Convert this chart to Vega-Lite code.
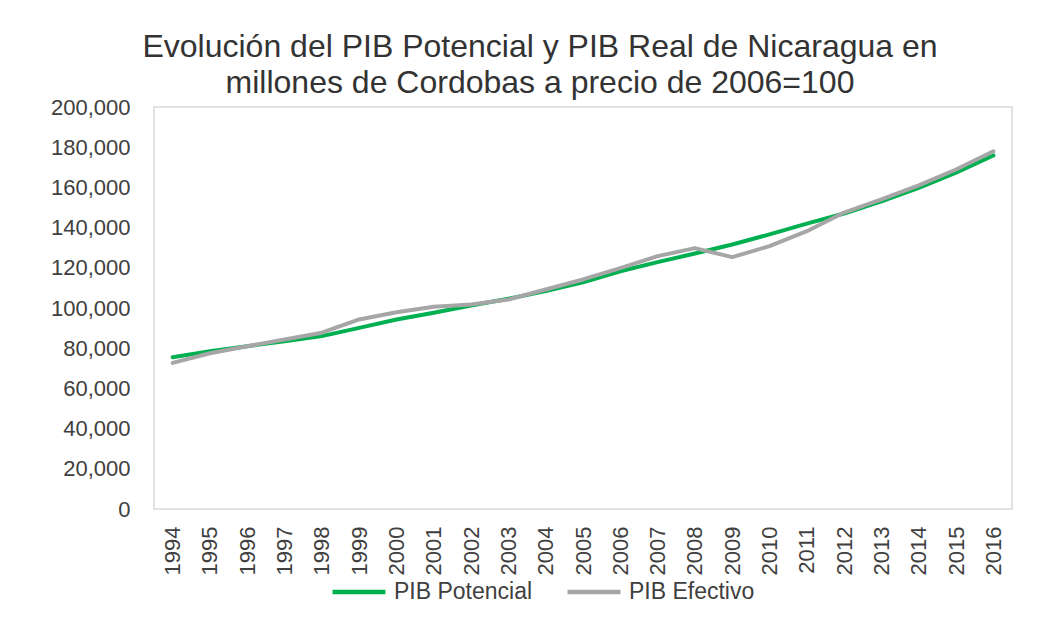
{
  "$schema": "https://vega.github.io/schema/vega-lite/v6.json",
  "width": 858,
  "height": 402,
  "autosize": {"type": "none"},
  "padding": {"left": 154, "top": 107, "right": 48, "bottom": 115},
  "background": "white",
  "title": {
    "text": ["Evolución del PIB Potencial y PIB Real de Nicaragua en", "millones de Cordobas a precio de 2006=100"],
    "font": "Liberation Sans",
    "fontSize": 32,
    "fontWeight": "normal",
    "color": "#333333",
    "anchor": "middle",
    "frame": "group",
    "dx": -43,
    "offset": -4,
    "lineHeight": 36
  },
  "data": {
    "values": [
      {"year": "1994", "potencial": 75500, "efectivo": 72700},
      {"year": "1995", "potencial": 78500, "efectivo": 77500},
      {"year": "1996", "potencial": 81000, "efectivo": 81000},
      {"year": "1997", "potencial": 83500, "efectivo": 84300},
      {"year": "1998", "potencial": 86000, "efectivo": 87700},
      {"year": "1999", "potencial": 90100, "efectivo": 94300},
      {"year": "2000", "potencial": 94300, "efectivo": 97900},
      {"year": "2001", "potencial": 97600, "efectivo": 100600},
      {"year": "2002", "potencial": 101200, "efectivo": 101700},
      {"year": "2003", "potencial": 104600, "efectivo": 104200},
      {"year": "2004", "potencial": 108400, "efectivo": 109200},
      {"year": "2005", "potencial": 112800, "efectivo": 114200},
      {"year": "2006", "potencial": 118300, "efectivo": 119800},
      {"year": "2007", "potencial": 122800, "efectivo": 125800},
      {"year": "2008", "potencial": 127100, "efectivo": 129800},
      {"year": "2009", "potencial": 131600, "efectivo": 125300},
      {"year": "2010", "potencial": 136600, "efectivo": 130800},
      {"year": "2011", "potencial": 142000, "efectivo": 138200},
      {"year": "2012", "potencial": 147000, "efectivo": 147500},
      {"year": "2013", "potencial": 153100, "efectivo": 154000},
      {"year": "2014", "potencial": 159800, "efectivo": 161000},
      {"year": "2015", "potencial": 167300, "efectivo": 168900},
      {"year": "2016", "potencial": 175900, "efectivo": 178000}
    ]
  },
  "encoding": {
    "x": {
      "field": "year",
      "type": "ordinal",
      "scale": {"type": "point", "padding": 0.5},
      "axis": {
        "title": null,
        "labelAngle": 270,
        "labelFont": "Liberation Sans",
        "labelFontSize": 22,
        "labelColor": "#404040",
        "labelPadding": 17,
        "ticks": false,
        "domain": false,
        "grid": false
      }
    }
  },
  "layer": [
    {
      "mark": {"type": "line", "strokeWidth": 4, "strokeCap": "round", "strokeJoin": "round"},
      "encoding": {
        "y": {
          "field": "potencial",
          "type": "quantitative",
          "scale": {"domain": [0, 200000]},
          "axis": {
            "title": null,
            "format": ",d",
            "values": [0, 20000, 40000, 60000, 80000, 100000, 120000, 140000, 160000, 180000, 200000],
            "labelFont": "Liberation Sans",
            "labelFontSize": 22,
            "labelColor": "#404040",
            "labelPadding": 24,
            "ticks": false,
            "domain": false,
            "grid": false
          }
        },
        "color": {"datum": "PIB Potencial"}
      }
    },
    {
      "mark": {"type": "line", "strokeWidth": 4, "strokeCap": "round", "strokeJoin": "round"},
      "encoding": {
        "y": {"field": "efectivo", "type": "quantitative"},
        "color": {"datum": "PIB Efectivo"}
      }
    }
  ],
  "resolve": {"scale": {"y": "shared"}},
  "config": {
    "view": {"stroke": "#d9d9d9", "strokeWidth": 1.5},
    "range": {"category": ["#00b050", "#a6a6a6"]},
    "legend": {
      "orient": "none",
      "legendX": 176,
      "legendY": 456,
      "direction": "horizontal",
      "title": null,
      "padding": 0,
      "symbolType": "stroke",
      "symbolSize": 2800,
      "symbolStrokeWidth": 4.5,
      "labelFont": "Liberation Sans",
      "labelFontSize": 23,
      "labelColor": "#404040",
      "labelOffset": 6,
      "columnPadding": 25
    },
    "font": "Liberation Sans"
  }
}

☆ ☆ ☆ ☆

• GIVEN INSTRUCTION:
The listing above needs to be output again exactly. Don't include the pictures.

• CORRECT RESPONSE:
Convert this chart to Vega-Lite code.
{
  "$schema": "https://vega.github.io/schema/vega-lite/v6.json",
  "width": 858,
  "height": 402,
  "autosize": {"type": "none"},
  "padding": {"left": 154, "top": 107, "right": 48, "bottom": 115},
  "background": "white",
  "title": {
    "text": ["Evolución del PIB Potencial y PIB Real de Nicaragua en", "millones de Cordobas a precio de 2006=100"],
    "font": "Liberation Sans",
    "fontSize": 32,
    "fontWeight": "normal",
    "color": "#333333",
    "anchor": "middle",
    "frame": "group",
    "dx": -43,
    "offset": -4,
    "lineHeight": 36
  },
  "data": {
    "values": [
      {"year": "1994", "potencial": 75500, "efectivo": 72700},
      {"year": "1995", "potencial": 78500, "efectivo": 77500},
      {"year": "1996", "potencial": 81000, "efectivo": 81000},
      {"year": "1997", "potencial": 83500, "efectivo": 84300},
      {"year": "1998", "potencial": 86000, "efectivo": 87700},
      {"year": "1999", "potencial": 90100, "efectivo": 94300},
      {"year": "2000", "potencial": 94300, "efectivo": 97900},
      {"year": "2001", "potencial": 97600, "efectivo": 100600},
      {"year": "2002", "potencial": 101200, "efectivo": 101700},
      {"year": "2003", "potencial": 104600, "efectivo": 104200},
      {"year": "2004", "potencial": 108400, "efectivo": 109200},
      {"year": "2005", "potencial": 112800, "efectivo": 114200},
      {"year": "2006", "potencial": 118300, "efectivo": 119800},
      {"year": "2007", "potencial": 122800, "efectivo": 125800},
      {"year": "2008", "potencial": 127100, "efectivo": 129800},
      {"year": "2009", "potencial": 131600, "efectivo": 125300},
      {"year": "2010", "potencial": 136600, "efectivo": 130800},
      {"year": "2011", "potencial": 142000, "efectivo": 138200},
      {"year": "2012", "potencial": 147000, "efectivo": 147500},
      {"year": "2013", "potencial": 153100, "efectivo": 154000},
      {"year": "2014", "potencial": 159800, "efectivo": 161000},
      {"year": "2015", "potencial": 167300, "efectivo": 168900},
      {"year": "2016", "potencial": 175900, "efectivo": 178000}
    ]
  },
  "encoding": {
    "x": {
      "field": "year",
      "type": "ordinal",
      "scale": {"type": "point", "padding": 0.5},
      "axis": {
        "title": null,
        "labelAngle": 270,
        "labelFont": "Liberation Sans",
        "labelFontSize": 22,
        "labelColor": "#404040",
        "labelPadding": 17,
        "ticks": false,
        "domain": false,
        "grid": false
      }
    }
  },
  "layer": [
    {
      "mark": {"type": "line", "strokeWidth": 4, "strokeCap": "round", "strokeJoin": "round"},
      "encoding": {
        "y": {
          "field": "potencial",
          "type": "quantitative",
          "scale": {"domain": [0, 200000]},
          "axis": {
            "title": null,
            "format": ",d",
            "values": [0, 20000, 40000, 60000, 80000, 100000, 120000, 140000, 160000, 180000, 200000],
            "labelFont": "Liberation Sans",
            "labelFontSize": 22,
            "labelColor": "#404040",
            "labelPadding": 24,
            "ticks": false,
            "domain": false,
            "grid": false
          }
        },
        "color": {"datum": "PIB Potencial"}
      }
    },
    {
      "mark": {"type": "line", "strokeWidth": 4, "strokeCap": "round", "strokeJoin": "round"},
      "encoding": {
        "y": {"field": "efectivo", "type": "quantitative"},
        "color": {"datum": "PIB Efectivo"}
      }
    }
  ],
  "resolve": {"scale": {"y": "shared"}},
  "config": {
    "view": {"stroke": "#d9d9d9", "strokeWidth": 1.5},
    "range": {"category": ["#00b050", "#a6a6a6"]},
    "legend": {
      "orient": "none",
      "legendX": 176,
      "legendY": 456,
      "direction": "horizontal",
      "title": null,
      "padding": 0,
      "symbolType": "stroke",
      "symbolSize": 2800,
      "symbolStrokeWidth": 4.5,
      "labelFont": "Liberation Sans",
      "labelFontSize": 23,
      "labelColor": "#404040",
      "labelOffset": 6,
      "columnPadding": 25
    },
    "font": "Liberation Sans"
  }
}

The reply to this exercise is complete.